突防能力和戰鬥部威力相對較差,但有著和火星-11乙近似的射程和速度,成本相對低廉且具備精確制導能力的600毫米級超遠程火箭炮,是北韓近年來著力發展的遠程炮兵武器
這種「迎來送往」當然是玩笑話,但也有一些觀點確實認為,北韓密集射導是與美韓勢力之間的一場「雙簧」,並以10月6日北韓射彈後,韓國立刻宣佈用於「薩德」與「愛國者」兩套反導系統之間整合相容的設備,已運入駐韓美軍「薩德」基地舉例論述。
實際上,早在2019年夏天金正恩與川普還在板門店握手會面、互致信函時,駐韓美軍就公佈了「薩德」與「愛國者」整合相容計畫,將成為其「緊急作戰需求計畫」第二和第三階段的發展重點,以改善其反導系統應對高性能武器突防時的攔截效能;今年進行的使用「薩德」的雷達系統控制「愛國者」的攔截彈的測試,正是其中的一部分。
在筆者看來,這種思維與當初「薩德」入韓時,那些認為「如果北韓‘安分守己’,美國就沒有理由把‘薩德’部署到韓國,也就不會有‘薩德危機’」的邏輯如出一轍。
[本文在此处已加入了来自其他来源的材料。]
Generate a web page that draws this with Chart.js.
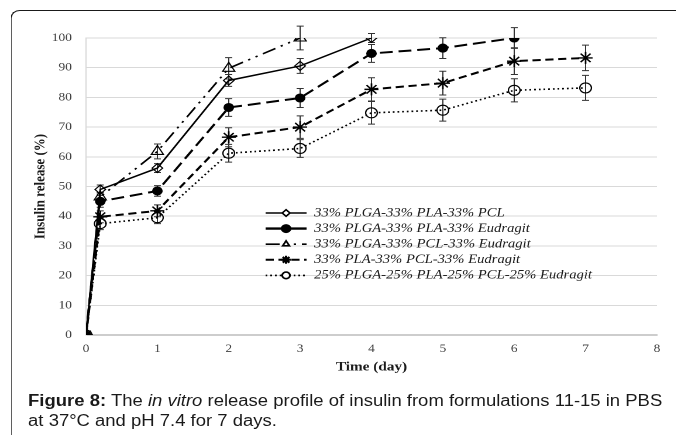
<!DOCTYPE html>
<html>
<head>
<meta charset="utf-8">
<script src="https://cdn.jsdelivr.net/npm/chart.js"></script>
<style>
  body { margin: 0; background: #fff; overflow: hidden; }
  #outer { position: relative; width: 676px; height: 435px; overflow: hidden; }
  /* the source figure is stretched horizontally, so draw narrow and stretch */
  #wrap { position: absolute; left: 0; top: 0; width: 578px; height: 435px;
    transform: scaleX(1.17); transform-origin: 0 0; }
  #frame { position: absolute; left: 8.5px; top: 10px; width: 620px; height: 460px;
    border-top: 1.5px solid #1a1a1a; border-left: 1.4px solid #1a1a1a; border-top-left-radius: 8px; }
  #chart { position: absolute; left: 0; top: 0; }
  #caption { position: absolute; left: 24px; top: 391px; white-space: nowrap;
    font: 15.8px "Liberation Sans", Arial, sans-serif; line-height: 20px; color: #1a1a1a; }
</style>
</head>
<body>
<div id="outer">
<div id="wrap">
  <div id="frame"></div>
  <canvas id="chart" width="578" height="380"></canvas>
  <div id="caption"><b>Figure 8:</b> The <i>in vitro</i> release profile of insulin from formulations 11-15 in PBS<br>at 37°C and pH 7.4 for 7 days.</div>
</div>
</div>
<script>
// time points (day)
var days = [0, 0.2, 1, 2, 3, 4, 5, 6, 7];
var seriesLabels = ["33% PLGA-33% PLA-33% PCL",
    "33% PLGA-33% PLA-33% Eudragit",
    "33% PLGA-33% PCL-33% Eudragit",
    "33% PLA-33% PCL-33% Eudragit",
    "25% PLGA-25% PLA-25% PCL-25% Eudragit"];
// insulin release (%) per formulation
var release1 = [0, 49, 56.2, 85.7, 90.6, 100];
var release2 = [0, 45, 48.5, 76.6, 79.8, 94.8, 96.6, 100];
var release3 = [0, 46.5, 61.8, 89.8, 100];
var release4 = [0, 39.8, 41.8, 66.6, 70, 82.7, 84.8, 92.2, 93.3];
var release5 = [0, 37.5, 39.5, 61.2, 62.8, 74.8, 75.7, 82.4, 83.2];
// standard deviations
var err1 = [0, 1.5, 1.5, 2, 2.5, 1.5];
var err2 = [0, 2, 1.8, 3, 3.2, 3, 3.5, 3.5];
var err3 = [0, 1.5, 2.5, 3.6, 4];
var err4 = [0, 2, 2, 3.2, 3.8, 3.9, 4, 4.5, 4.3];
var err5 = [0, 2, 2, 3, 3, 3.8, 3.7, 3.9, 4.2];
var yTicks = [0, 10, 20, 30, 40, 50, 60, 70, 80, 90, 100];
var xTicks = [0, 1, 2, 3, 4, 5, 6, 7, 8];

function toPoints(values, errs) {
    return values.map(function (v, i) { return { x: days[i], y: v, e: errs[i] }; });
}

var styles = [
    { dash: [], width: 1.5, point: 'rectRot', radius: 4.5, fill: 'rgba(255,255,255,0)' },
    { dash: [11, 5], width: 2, point: 'circle', radius: 4, fill: '#000' },
    { dash: [12, 5, 2, 5, 2, 5], width: 1.6, point: 'triangle', radius: 6, fill: 'rgba(255,255,255,0)' },
    { dash: [7, 4], width: 2, point: 'star', radius: 6, fill: 'rgba(255,255,255,0)' },
    { dash: [1.5, 2.5], width: 1.6, point: 'circle', radius: 5, fill: 'rgba(255,255,255,0)' }
];
var allValues = [release1, release2, release3, release4, release5];
var allErrs = [err1, err2, err3, err4, err5];

var datasets = allValues.map(function (vals, i) {
    var s = styles[i];
    return {
        label: seriesLabels[i],
        data: toPoints(vals, allErrs[i]),
        borderColor: '#000',
        borderWidth: s.width,
        borderDash: s.dash,
        pointStyle: s.point,
        pointRadius: s.radius,
        pointBackgroundColor: s.fill,
        pointBorderColor: '#000',
        pointBorderWidth: s.point === 'star' ? 1.4 : 1.1,
        tension: 0,
        fill: false
    };
});

// error bars from the y scale
var errorBars = {
    id: 'errorBars',
    beforeDatasetsDraw: function (chart) {
        var ctx = chart.ctx, ys = chart.scales.y, xs = chart.scales.x;
        ctx.save();
        ctx.strokeStyle = '#333';
        ctx.lineWidth = 1;
        chart.data.datasets.forEach(function (ds) {
            ds.data.forEach(function (p) {
                if (!p.e) return;
                var x = xs.getPixelForValue(p.x);
                var top = ys.getPixelForValue(p.y + p.e);
                var bot = ys.getPixelForValue(p.y - p.e);
                ctx.beginPath();
                ctx.moveTo(x, top); ctx.lineTo(x, bot);
                ctx.moveTo(x - 3, top); ctx.lineTo(x + 3, top);
                ctx.moveTo(x - 3, bot); ctx.lineTo(x + 3, bot);
                ctx.stroke();
            });
        });
        ctx.restore();
    }
};

// legend drawn inside the plot area
var insideLegend = {
    id: 'insideLegend',
    afterDraw: function (chart) {
        var ctx = chart.ctx;
        var x0 = 227, x1 = 262, y0 = 213, step = 15.6;
        ctx.save();
        chart.data.datasets.forEach(function (ds, i) {
            var y = y0 + i * step;
            ctx.strokeStyle = '#000';
            ctx.lineWidth = i === 1 ? 2.4 : ds.borderWidth;
            ctx.setLineDash(i === 1 ? [] : ds.borderDash);
            ctx.beginPath();
            ctx.moveTo(x0, y); ctx.lineTo(x1, y);
            ctx.stroke();
            ctx.setLineDash([]);
            ctx.fillStyle = ds.pointBackgroundColor === '#000' ? '#000' : '#fff';
            Chart.helpers.drawPoint(ctx, {
                pointStyle: ds.pointStyle,
                radius: ds.pointStyle === 'star' ? 4 : 3.3,
                rotation: 0,
                borderWidth: 1
            }, (x0 + x1) / 2, y);
            ctx.fillStyle = '#1a1a1a';
            ctx.font = 'italic 12.5px "Liberation Serif", "Times New Roman", serif';
            ctx.textBaseline = 'middle';
            ctx.fillText(ds.label, 268.5, y);
        });
        ctx.restore();
    }
};

var tickFont = { family: '"Liberation Serif", "Times New Roman", serif', size: 11.5 };
var titleFont = { family: '"Liberation Serif", "Times New Roman", serif', size: 13, weight: 'bold' };

new Chart(document.getElementById('chart'), {
    type: 'line',
    data: { datasets: datasets },
    plugins: [errorBars, insideLegend],
    options: {
        responsive: false,
        animation: false,
        devicePixelRatio: 2,
        layout: { padding: { left: 21, right: 16.5, top: 38, bottom: 0 } },
        plugins: { legend: { display: false }, tooltip: { enabled: false } },
        scales: {
            x: {
                type: 'linear',
                min: 0, max: 8,
                afterBuildTicks: function (axis) { axis.ticks = xTicks.map(function (v) { return { value: v }; }); },
                afterFit: function (axis) { axis.height = 45; },
                grid: { display: false, drawTicks: false },
                border: { display: true, color: '#9a9a9a', width: 1 },
                ticks: { font: tickFont, color: '#404040', padding: 7 },
                title: { display: true, text: 'Time (day)', font: titleFont, color: '#1a1a1a', padding: { top: 0, bottom: 5 } }
            },
            y: {
                min: 0, max: 100,
                afterBuildTicks: function (axis) { axis.ticks = yTicks.map(function (v) { return { value: v }; }); },
                afterFit: function (axis) { axis.width = 52.5; },
                grid: { color: '#d9d9d9', drawTicks: false },
                border: { display: true, color: '#d9d9d9', width: 1 },
                ticks: { font: tickFont, color: '#404040', padding: 12 },
                title: { display: true, text: 'Insulin release (%)', font: titleFont, color: '#1a1a1a', padding: { top: 6, bottom: 0 } }
            }
        }
    }
});
</script>
</body>
</html>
對於以中程反艦彈道飛彈為代表的解放軍新一代「反介入」武器裝備從2014年前後開始的力量展示,強敵如果毫無反應才是怪事;反過來說,在2016年7月美韓正式確定「薩德」部署時,北韓的彈道飛彈性能仍然非常落後,演習中發射的飛彈多為仿製「飛毛腿」的老舊型號,但這並不妨礙美韓以北韓發射「光明星4號」衛星作為「北韓飛彈威脅」的藉口。
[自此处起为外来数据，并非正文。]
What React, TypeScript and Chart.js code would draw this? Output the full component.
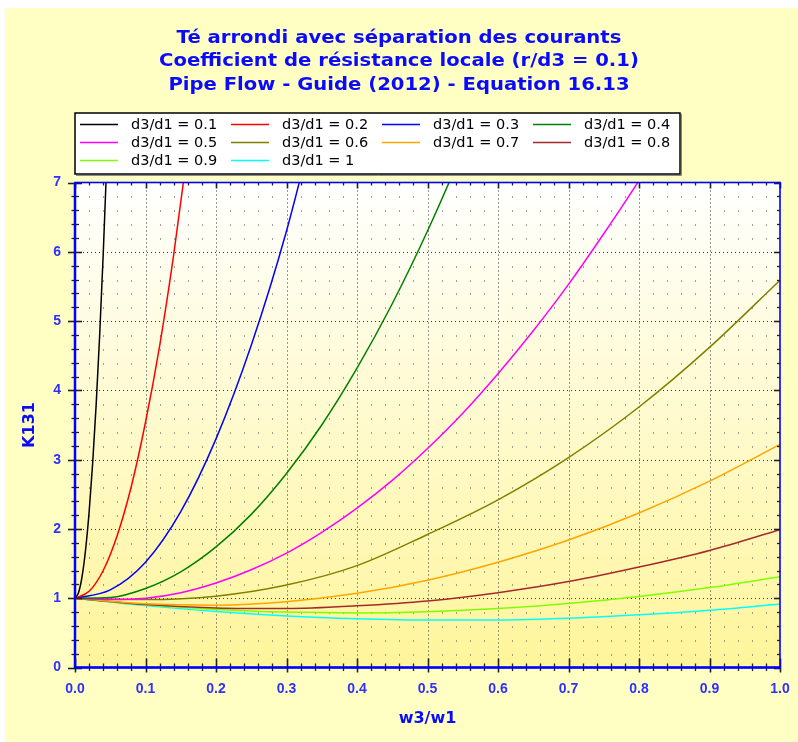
import React, { useEffect, useRef } from 'react';
import { Chart, registerables } from 'chart.js';

Chart.register(...registerables);

const FONT = '"Liberation Sans", Arial, Helvetica, sans-serif';
const WIDE_FONT = '"DejaVu Sans", Verdana, sans-serif';

const TITLE_LINES = [
  'Té arrondi avec séparation des courants',
  'Coefficient de résistance locale (r/d3 = 0.1)',
  'Pipe Flow - Guide (2012) - Equation 16.13',
];
const X_TITLE = 'w3/w1';
const Y_TITLE = 'K131';
const X_TICK_LABELS = ['0.0', '0.1', '0.2', '0.3', '0.4', '0.5', '0.6', '0.7', '0.8', '0.9', '1.0'];
const Y_TICK_LABELS = ['0', '1', '2', '3', '4', '5', '6', '7'];

const SERIES_LABELS = [
  'd3/d1 = 0.1', 'd3/d1 = 0.2', 'd3/d1 = 0.3', 'd3/d1 = 0.4', 'd3/d1 = 0.5',
  'd3/d1 = 0.6', 'd3/d1 = 0.7', 'd3/d1 = 0.8', 'd3/d1 = 0.9', 'd3/d1 = 1',
];
const SERIES_COLORS = [
  '#000000', '#FF0000', '#0000FF', '#008000', '#FF00FF',
  '#808000', '#FFA500', '#A52A2A', '#7FFF00', '#00FFFF',
];

// d3/d1 = 0.1
const X_01 = [0, 0.005, 0.01, 0.015, 0.02, 0.025, 0.03, 0.035, 0.04, 0.045, 0.05];
const K_01 = [1, 1.08, 1.31, 1.7, 2.24, 2.94, 3.79, 4.8, 5.96, 7.28, 8.75];
// d3/d1 = 0.2
const X_02 = [0, 0.02, 0.04, 0.06, 0.08, 0.1, 0.12, 0.14, 0.16, 0.18];
const K_02 = [1, 1.1, 1.4, 1.91, 2.62, 3.54, 4.64, 5.96, 7.48, 9.2];
// d3/d1 = 0.3
const X_03 = [0, 0.05, 0.1, 0.15, 0.2, 0.25, 0.3, 0.35];
const K_03 = [1, 1.12, 1.52, 2.25, 3.3, 4.65, 6.3, 8.3];
// d3/d1 = 0.4
const X_04 = [0, 0.05, 0.1, 0.15, 0.2, 0.25, 0.3, 0.35, 0.4, 0.45, 0.5, 0.55, 0.6];
const K_04 = [1, 1.01, 1.14, 1.38, 1.74, 2.21, 2.8, 3.5, 4.32, 5.25, 6.3, 7.46, 8.7];
// d3/d1 = 0.5
const X_05 = [0, 0.05, 0.1, 0.15, 0.2, 0.25, 0.3, 0.35, 0.4, 0.45, 0.5, 0.55, 0.6, 0.65, 0.7, 0.75, 0.8, 0.85];
const K_05 = [1, 0.98, 1.0, 1.08, 1.22, 1.41, 1.65, 1.95, 2.3, 2.7, 3.16, 3.67, 4.24, 4.86, 5.53, 6.26, 7.03, 7.87];
// d3/d1 = 0.6 .. 1 share the same abscissae
const X_FULL = [0, 0.1, 0.2, 0.3, 0.4, 0.5, 0.6, 0.7, 0.8, 0.9, 1.0];
const K_06 = [1, 0.98, 1.03, 1.19, 1.47, 1.92, 2.42, 3.03, 3.76, 4.62, 5.59];
const K_07 = [1, 0.92, 0.9, 0.95, 1.07, 1.26, 1.52, 1.84, 2.23, 2.69, 3.22];
const K_08 = [1, 0.91, 0.86, 0.85, 0.89, 0.96, 1.08, 1.24, 1.45, 1.69, 1.99];
const K_09 = [1, 0.905, 0.838, 0.8, 0.788, 0.805, 0.85, 0.923, 1.024, 1.153, 1.31];
const K_10 = [1, 0.893, 0.809, 0.745, 0.705, 0.685, 0.687, 0.712, 0.76, 0.827, 0.916];

const SERIES_X = [X_01, X_02, X_03, X_04, X_05, X_FULL, X_FULL, X_FULL, X_FULL, X_FULL];
const SERIES_K = [K_01, K_02, K_03, K_04, K_05, K_06, K_07, K_08, K_09, K_10];

const AXIS_BLUE = '#0000FF';
const TEXT_BLUE = '#0A0AFF';
const TICK_BLUE = '#3030FF';

const decorPlugin = {
  id: 'decor',
  beforeDraw(chart: any) {
    const { ctx, chartArea: a, width, height } = chart;
    const xs = chart.scales.x;
    const ys = chart.scales.y;
    ctx.save();
    ctx.fillStyle = '#FFFFC4';
    ctx.fillRect(0, 0, width, height);
    const g = ctx.createLinearGradient(0, a.top, 0, a.bottom);
    g.addColorStop(0, '#FFFFFF');
    g.addColorStop(1, '#FFF59A');
    ctx.fillStyle = g;
    ctx.fillRect(a.left, a.top, a.right - a.left, a.bottom - a.top);

    // minor lattice
    ctx.fillStyle = 'rgba(70,70,70,0.5)';
    for (let i = 1; i < 50; i++) {
      if (i % 5 === 0) continue;
      const px = Math.round(xs.getPixelForValue(i * 0.02));
      for (let j = 1; j < 35; j++) {
        if (j % 5 === 0) continue;
        const py = Math.round(ys.getPixelForValue(j * 0.2));
        ctx.fillRect(px, py, 1, 2);
      }
    }
    // major dotted grid
    ctx.strokeStyle = '#333333';
    ctx.lineWidth = 1;
    ctx.setLineDash([1, 3]);
    for (let i = 1; i < 10; i++) {
      const px = Math.round(xs.getPixelForValue(i / 10)) + 0.5;
      ctx.beginPath();
      ctx.moveTo(px, a.top);
      ctx.lineTo(px, a.bottom);
      ctx.stroke();
    }
    for (let j = 1; j < 7; j++) {
      const py = Math.round(ys.getPixelForValue(j)) + 0.5;
      ctx.beginPath();
      ctx.moveTo(a.left, py);
      ctx.lineTo(a.right, py);
      ctx.stroke();
    }
    ctx.restore();
  },
  afterDatasetsDraw(chart: any) {
    const { ctx, chartArea: a } = chart;
    const xs = chart.scales.x;
    const ys = chart.scales.y;
    ctx.save();
    ctx.strokeStyle = '#222222';
    // x ticks
    for (let i = 0; i <= 50; i++) {
      const px = Math.round(xs.getPixelForValue(i * 0.02)) + 0.5;
      const major = i % 5 === 0;
      ctx.lineWidth = major ? 1.6 : 1.3;
      ctx.beginPath();
      ctx.moveTo(px, a.bottom - (major ? 9 : 4));
      ctx.lineTo(px, a.bottom + (major ? 5 : 3.5));
      ctx.stroke();
      ctx.beginPath();
      ctx.moveTo(px, a.top);
      ctx.lineTo(px, a.top + (major ? 6 : 3));
      ctx.stroke();
    }
    // y ticks
    for (let j = 0; j <= 35; j++) {
      const py = Math.round(ys.getPixelForValue(j * 0.2)) + 0.5;
      const major = j % 5 === 0;
      ctx.lineWidth = major ? 1.6 : 1.3;
      ctx.beginPath();
      ctx.moveTo(a.left - (major ? 7 : 3.5), py);
      ctx.lineTo(a.left + (major ? 7 : 4), py);
      ctx.stroke();
      ctx.beginPath();
      ctx.moveTo(a.right - (major ? 6 : 3), py);
      ctx.lineTo(a.right, py);
      ctx.stroke();
    }
    // axes / frame
    ctx.strokeStyle = AXIS_BLUE;
    ctx.lineWidth = 1.6;
    ctx.strokeRect(a.left, a.top, a.right - a.left, a.bottom - a.top);
    ctx.lineWidth = 2.5;
    ctx.beginPath();
    ctx.moveTo(a.left, a.top);
    ctx.lineTo(a.left, a.bottom);
    ctx.lineTo(a.right, a.bottom);
    ctx.stroke();
    ctx.restore();
  },
  afterDraw(chart: any) {
    const { ctx, chartArea: a } = chart;
    ctx.save();
    // title
    ctx.fillStyle = TEXT_BLUE;
    ctx.font = `bold 18px ${WIDE_FONT}`;
    ctx.textAlign = 'center';
    ctx.textBaseline = 'middle';
    const cx = 394;
    TITLE_LINES.forEach((t, i) => {
      ctx.save();
      ctx.translate(cx, 30 + i * 23.5);
      ctx.scale(1.09, 1);
      ctx.fillText(t, 0, 0);
      ctx.restore();
    });

    // legend
    const bx = a.left, by = 105, bw = 605, bh = 61;
    ctx.fillStyle = '#FFFFFF';
    ctx.fillRect(bx, by, bw, bh);
    ctx.strokeStyle = '#000000';
    ctx.lineWidth = 1.5;
    ctx.strokeRect(bx, by, bw, bh);
    ctx.strokeStyle = '#888888';
    ctx.lineWidth = 1;
    ctx.beginPath();
    ctx.moveTo(bx + 1, by + bh + 1.5);
    ctx.lineTo(bx + bw + 1.5, by + bh + 1.5);
    ctx.lineTo(bx + bw + 1.5, by + 1);
    ctx.stroke();
    ctx.font = `14.5px ${WIDE_FONT}`;
    ctx.textAlign = 'left';
    ctx.textBaseline = 'middle';
    chart.data.datasets.forEach((ds: any, i: number) => {
      const col = i % 4;
      const row = Math.floor(i / 4);
      const lx = bx + 5 + col * 151;
      const ly = by + 11 + row * 18;
      ctx.strokeStyle = ds.borderColor;
      ctx.lineWidth = 1.5;
      ctx.beginPath();
      ctx.moveTo(lx, ly + 0.5);
      ctx.lineTo(lx + 38, ly + 0.5);
      ctx.stroke();
      ctx.fillStyle = '#000000';
      ctx.fillText(ds.label, lx + 51, ly + 1);
    });
    ctx.restore();
  },
};

export default function App() {
  const canvasRef = useRef<HTMLCanvasElement | null>(null);

  useEffect(() => {
    document.body.style.margin = '0';
    const canvas = canvasRef.current;
    if (!canvas) return;
    const datasets = SERIES_LABELS.map((label, i) => ({
      label,
      data: SERIES_X[i].map((x, k) => ({ x, y: SERIES_K[i][k] })),
      borderColor: SERIES_COLORS[i],
      backgroundColor: SERIES_COLORS[i],
      borderWidth: 1.5,
      pointRadius: 0,
      cubicInterpolationMode: 'monotone' as const,
      fill: false,
      clip: 0,
    }));
    const chart = new Chart(canvas, {
      type: 'line',
      data: { datasets },
      options: {
        responsive: false,
        animation: false,
        devicePixelRatio: 1,
        layout: { padding: { top: 174.5, right: 18, bottom: 0, left: 0 } },
        plugins: {
          legend: { display: false },
          title: { display: false },
          tooltip: { enabled: false },
        },
        scales: {
          x: {
            type: 'linear',
            min: 0,
            max: 1,
            grid: { display: false },
            border: { display: false },
            ticks: {
              stepSize: 0.1,
              autoSkip: false,
              maxRotation: 0,
              padding: 5,
              color: TICK_BLUE,
              font: { family: FONT, size: 14, weight: 'bold' },
              callback: (_v: any, i: number) => X_TICK_LABELS[i],
            },
            title: {
              display: true,
              text: X_TITLE,
              color: TEXT_BLUE,
              font: { family: WIDE_FONT, size: 16, weight: 'bold' },
              padding: { top: 0, bottom: 14 },
            },
            afterFit: (s: any) => { s.height = 74.5; },
          },
          y: {
            type: 'linear',
            min: 0,
            max: 7,
            grid: { display: false },
            border: { display: false },
            ticks: {
              stepSize: 1,
              autoSkip: false,
              padding: 6,
              color: TICK_BLUE,
              font: { family: FONT, size: 14, weight: 'bold' },
              callback: (_v: any, i: number) => Y_TICK_LABELS[i],
            },
            title: {
              display: true,
              text: Y_TITLE,
              color: TEXT_BLUE,
              font: { family: WIDE_FONT, size: 16, weight: 'bold' },
              padding: { top: 15, bottom: 0 },
            },
            afterFit: (s: any) => { s.width = 70; },
          },
        },
      } as any,
      plugins: [decorPlugin],
    });
    return () => chart.destroy();
  }, []);

  return (
    <div style={{ paddingTop: 8, paddingLeft: 5, background: '#FFFFFF', width: 793, height: 734 }}>
      <canvas ref={canvasRef} width={793} height={734} style={{ display: 'block' }} />
    </div>
  );
}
「不怕賊惦記,先修自家門」。北韓的密集飛彈試射,的確給美日韓造成了額外壓力,特別是10月4日猝然飛躍日本上空,頗有追著「雷根」射向太平洋之勢的那枚中遠端彈道飛彈,不僅讓韓國隨後的「應對射擊」丟人現眼,還確實起到了打亂「雷根」號航母打擊群部署計畫的作用。
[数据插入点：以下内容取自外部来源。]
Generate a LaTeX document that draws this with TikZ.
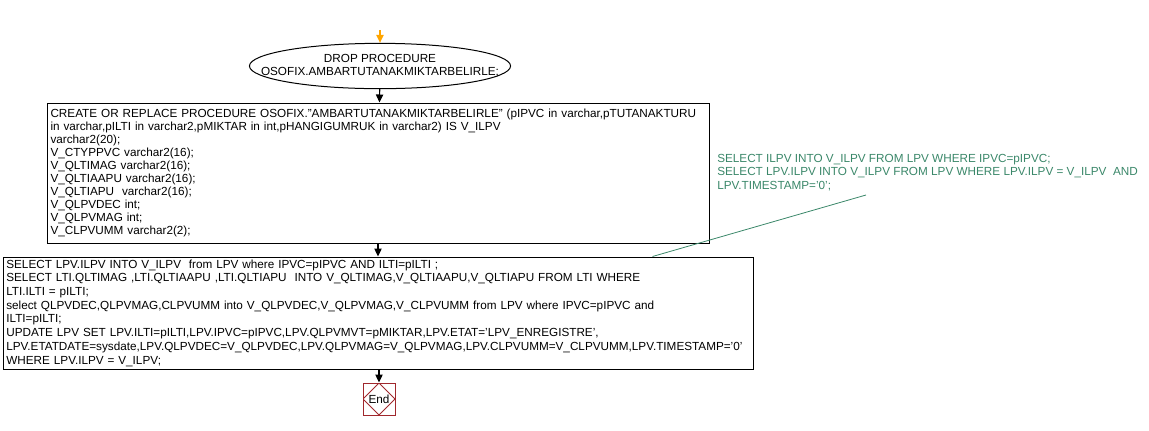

至於北韓打的其餘11枚中短程彈道飛彈/遠端火箭炮彈,除了9月28日和10月1日兩次均在平壤順安附近發射之外,其餘每次的發射地點均有不同,筆者認為,北韓很可能借此機會,組織各飛彈旅團/火箭炮兵旅團等部隊進行大面積抽檢考核,以檢驗本輪軍改後(時間應在2021年下半年)各單位對新列裝的幾型飛彈的使用掌握和日常保養情況。
截至目前,北韓仍然選擇只在官方報導中以發言人談話的形式,用文字側面證實「射彈」與美國軍事威脅的相關性,而沒有發佈關於飛彈發射本身的任何資訊。與北韓此前試射飛彈後幾乎均在次日或當日刊發圖文乃至視頻報導不同,這種從今年4月17日以來維持至今的緘默,一方面可能說明試射的飛彈均為北韓此前公佈和試射過的型號,被認為對內宣傳意義並不大;另一方面的原因可能是,此次密集試射中,確實包含了北韓彈道飛彈部隊換裝與初步形成戰鬥力階段的諸多細節,不宜過早公開。
筆者認為,如果北韓今年繼續在10月10日勞動黨建黨紀念日之後舉行「自衛-2022」國防建設成就展,屆時可能會在相關報導中穿插使用此次密集試射中(精心挑選過的)部分發射畫面,借助場合提振士氣的同時,防止被外界分析出過多資訊。如果北韓接下來進行包括可能的「自衛-2022」在內的其他軍事活動,我們也將繼續關注分析。